The figure shows two solid discs with radius $R$ and $r$ respectively. If mass per unit area is same for both, what is the ratio of $\text{MI}$ of bigger disc around axis $\text{AB}$ $($ which is $\perp$ to the plane of the disc and passing through its centre $)$ of $\text{MI}$ of smaller disc around one of its diameters lying on its plane ? Given ${}^{\prime }{M}^{\prime }$ is the mass of the larger disc. ($\text{MI}$ stands for moment of inertia)

• A. $R^2:r^2$
• B. $2R^4:r^4$
• C. $2r^4:R^4$
• D. $2R^2:r^2$

Answer 1

The correct option is B $2R^4:r^4$

Let $\sigma$ be the mass per unit area of both discs.
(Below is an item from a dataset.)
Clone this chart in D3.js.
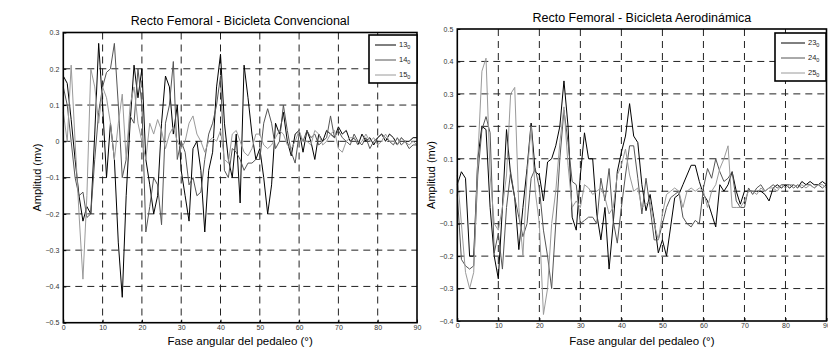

$\therefore$ mass of smaller disc, $m=\sigma \left(\pi r^2\right)$
and, mass of bigger disc, $M=\sigma \left(\pi R^2\right)$

$\frac{{\text{MI}}_{big}}{{\text{MI}}_{small}}=\frac{\frac{1}{2}M{R}^2}{\frac{1}{4}m{r}^2}=\frac{2M{R}^2}{m{r}^2}$

$\therefore \frac{{\text{MI}}_{big}}{{\text{MI}}_{small}}=\frac{2\left(\sigma \pi R^2\right)R^2}{\left(\sigma \pi r^2\right)r^2}=\frac{2R^4}{r^4}$

Hence, option $\left(\text{D}\right)$ is correct.